Таким образом, было решено наступление союзных войск на левую сторону Одера. Но положение Йорка, угрожаемого карой за самостоятельные его распоряжения, было весьма тягостно. Еще 15 (27) февраля послал он из Коница к королю «Подробное объяснение причин, побудивших генерал-лейтенанта Йорка заключить в Пошерунской мельнице, близ Таурогена, конвенцию с русским генералом Дибичем». Король поручил исследование по этому предмету не формальному военному суду, а особой комиссии. Но окончательное решение дела замедлилось до 12 марта (н. ст.). Повеление короля на имя Йорка, объявленное в сей день, было следующего содержания: «Так как заключенная вами с генералом российской императорской службы Дибичем конвенция признана комиссией, составленной из генерал-лейтенанта Дирике и генерал-майоров Саница и Шюлера, не подлежащей какому-либо упреку, то я, отдав прилагаемый при сем приказ, поручаю вам разослать его по всем вверенным вам войскам».
В приказе по армии король, объявляя о совершенном оправдании генерала Йорка, не только утвердил его в командовании корпусом, состоявшим под его начальством, но еще, в ознаменование своего совершенного одобрения и неограниченного доверия, подчинил ему войска генерал-майора Бюлова[84].
Несколько дней спустя император Александр пожаловал генералу Йорку орден св. Александра Невского[85].
В продолжение описанных событий наши партизаны перешли за Одер.

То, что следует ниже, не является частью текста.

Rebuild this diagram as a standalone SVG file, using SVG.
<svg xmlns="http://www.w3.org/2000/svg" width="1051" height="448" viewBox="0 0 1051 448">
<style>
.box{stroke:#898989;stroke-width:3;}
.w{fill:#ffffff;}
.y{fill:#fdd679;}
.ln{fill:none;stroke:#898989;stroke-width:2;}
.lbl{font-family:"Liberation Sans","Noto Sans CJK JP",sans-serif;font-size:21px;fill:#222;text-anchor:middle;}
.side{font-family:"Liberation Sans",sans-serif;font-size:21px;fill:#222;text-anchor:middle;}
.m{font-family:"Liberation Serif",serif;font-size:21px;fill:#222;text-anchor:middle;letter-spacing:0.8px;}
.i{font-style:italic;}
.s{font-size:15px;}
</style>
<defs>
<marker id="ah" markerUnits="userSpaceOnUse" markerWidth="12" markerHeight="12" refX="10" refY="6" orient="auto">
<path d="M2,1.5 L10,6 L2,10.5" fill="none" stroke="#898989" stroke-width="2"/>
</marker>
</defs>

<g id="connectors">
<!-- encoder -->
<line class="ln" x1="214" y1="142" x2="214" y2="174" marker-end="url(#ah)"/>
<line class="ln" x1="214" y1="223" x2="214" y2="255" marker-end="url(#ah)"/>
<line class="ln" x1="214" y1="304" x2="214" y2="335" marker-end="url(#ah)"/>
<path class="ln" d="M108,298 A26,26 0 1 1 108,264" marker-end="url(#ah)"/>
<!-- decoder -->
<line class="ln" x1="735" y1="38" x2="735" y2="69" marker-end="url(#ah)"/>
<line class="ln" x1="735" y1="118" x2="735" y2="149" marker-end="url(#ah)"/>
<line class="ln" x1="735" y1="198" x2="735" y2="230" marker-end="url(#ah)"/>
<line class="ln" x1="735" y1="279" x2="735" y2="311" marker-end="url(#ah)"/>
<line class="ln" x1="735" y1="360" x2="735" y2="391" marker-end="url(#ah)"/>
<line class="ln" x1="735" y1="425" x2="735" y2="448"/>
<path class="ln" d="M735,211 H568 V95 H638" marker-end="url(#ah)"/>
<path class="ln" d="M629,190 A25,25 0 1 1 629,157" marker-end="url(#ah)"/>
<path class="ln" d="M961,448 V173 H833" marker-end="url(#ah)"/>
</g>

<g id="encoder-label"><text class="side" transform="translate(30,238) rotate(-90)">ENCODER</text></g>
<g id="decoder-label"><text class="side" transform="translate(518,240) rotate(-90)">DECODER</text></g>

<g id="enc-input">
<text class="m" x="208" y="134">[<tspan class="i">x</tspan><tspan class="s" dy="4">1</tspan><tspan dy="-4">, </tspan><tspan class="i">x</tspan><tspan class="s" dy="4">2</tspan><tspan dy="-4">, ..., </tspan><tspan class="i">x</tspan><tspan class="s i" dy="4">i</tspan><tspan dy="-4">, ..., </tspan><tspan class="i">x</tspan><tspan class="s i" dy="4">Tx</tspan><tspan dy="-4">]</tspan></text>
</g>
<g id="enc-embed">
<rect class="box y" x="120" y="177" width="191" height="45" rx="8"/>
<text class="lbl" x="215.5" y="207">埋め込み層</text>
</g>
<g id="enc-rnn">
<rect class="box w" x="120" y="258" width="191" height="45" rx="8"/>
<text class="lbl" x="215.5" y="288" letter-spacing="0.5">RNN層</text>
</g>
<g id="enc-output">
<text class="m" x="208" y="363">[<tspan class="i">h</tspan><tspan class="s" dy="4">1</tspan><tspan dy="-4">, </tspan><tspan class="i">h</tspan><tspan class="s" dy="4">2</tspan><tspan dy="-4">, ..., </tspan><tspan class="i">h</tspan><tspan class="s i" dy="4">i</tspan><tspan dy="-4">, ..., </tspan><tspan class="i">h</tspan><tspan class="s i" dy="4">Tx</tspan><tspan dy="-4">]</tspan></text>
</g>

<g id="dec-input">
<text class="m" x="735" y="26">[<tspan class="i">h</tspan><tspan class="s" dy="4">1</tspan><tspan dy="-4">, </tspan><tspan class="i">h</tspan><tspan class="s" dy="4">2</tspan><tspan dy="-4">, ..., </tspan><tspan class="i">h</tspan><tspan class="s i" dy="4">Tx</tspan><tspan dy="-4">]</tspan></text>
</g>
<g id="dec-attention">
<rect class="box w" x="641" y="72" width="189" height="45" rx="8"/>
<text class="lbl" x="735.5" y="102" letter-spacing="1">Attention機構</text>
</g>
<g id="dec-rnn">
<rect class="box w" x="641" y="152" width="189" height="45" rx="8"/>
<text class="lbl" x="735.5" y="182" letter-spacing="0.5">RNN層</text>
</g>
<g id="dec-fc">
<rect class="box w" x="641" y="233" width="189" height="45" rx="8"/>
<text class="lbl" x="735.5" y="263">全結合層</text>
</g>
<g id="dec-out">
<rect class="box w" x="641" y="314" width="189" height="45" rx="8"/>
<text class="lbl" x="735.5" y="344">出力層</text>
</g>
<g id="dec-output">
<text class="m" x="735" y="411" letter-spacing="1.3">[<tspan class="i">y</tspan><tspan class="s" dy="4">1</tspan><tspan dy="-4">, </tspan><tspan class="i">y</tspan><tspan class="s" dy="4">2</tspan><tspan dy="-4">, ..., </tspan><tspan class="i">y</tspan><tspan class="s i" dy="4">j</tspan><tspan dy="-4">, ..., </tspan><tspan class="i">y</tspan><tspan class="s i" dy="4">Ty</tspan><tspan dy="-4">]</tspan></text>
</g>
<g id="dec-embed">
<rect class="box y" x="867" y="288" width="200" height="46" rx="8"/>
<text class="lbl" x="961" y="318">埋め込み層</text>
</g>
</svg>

Генерал-адъютант Чернышев, с 6 слабыми казачьими полками, 4 эскадронами Изюмского гусарского, двумя эскадронами Финляндского драгунского полков и с двумя донскими орудиями, подойдя 5 (17) февраля к Одеру, в 20 верстах ниже Кюстрина, у местечка Целина, нашел, что лед на реке едва держался и даже отстал от обоих берегов. Устроив подмостки, Чернышев перешел на левую сторону Одера, между тем как генерал-майор Бенкендорф и полковник Тетенборн, со вверенными им летучими отрядами[86], также переправились первый близ Франкфурта, а второй у Шведта. В следующие два дня казачьи партии, высланные Чернышевым, рассеяли два французских отряда и захватили в плен 300 человек. Затем Чернышев и Тетенборн, съехавшись в Врицене, условились действовать совокупными силами на Берлин, и, так как на прямом пути к сей столице, в Вернейхене, стоял довольно значительный неприятельский отряд, то, по соглашению обоих партизан, положено обойти его влево, от Альт-Ландсберга, и направиться через Марцан и Шенгаузен к Панкову, на большую штетинскую дорогу. Против неприятеля, занимавшего Вернейхен, оставлена небольшая часть казаков с приказанием беспрестанно тревожить французов, а в ночи разводить большие огни; главные же силы обоих отрядов соединились в Альт-Ландсберге 8 (20) февраля, и на следующий день, в 4 часа утра, пришли в Панков. Маршал Ожеро занимал Берлин, по крайней мере, 6000 человек с 40 орудиями; у наших партизан не было и половины этого числа войск, и к тому же они вовсе не имели пехоты. Но зато на их стороне была выгода неожиданности, вознаграждавшая недостаток в силах.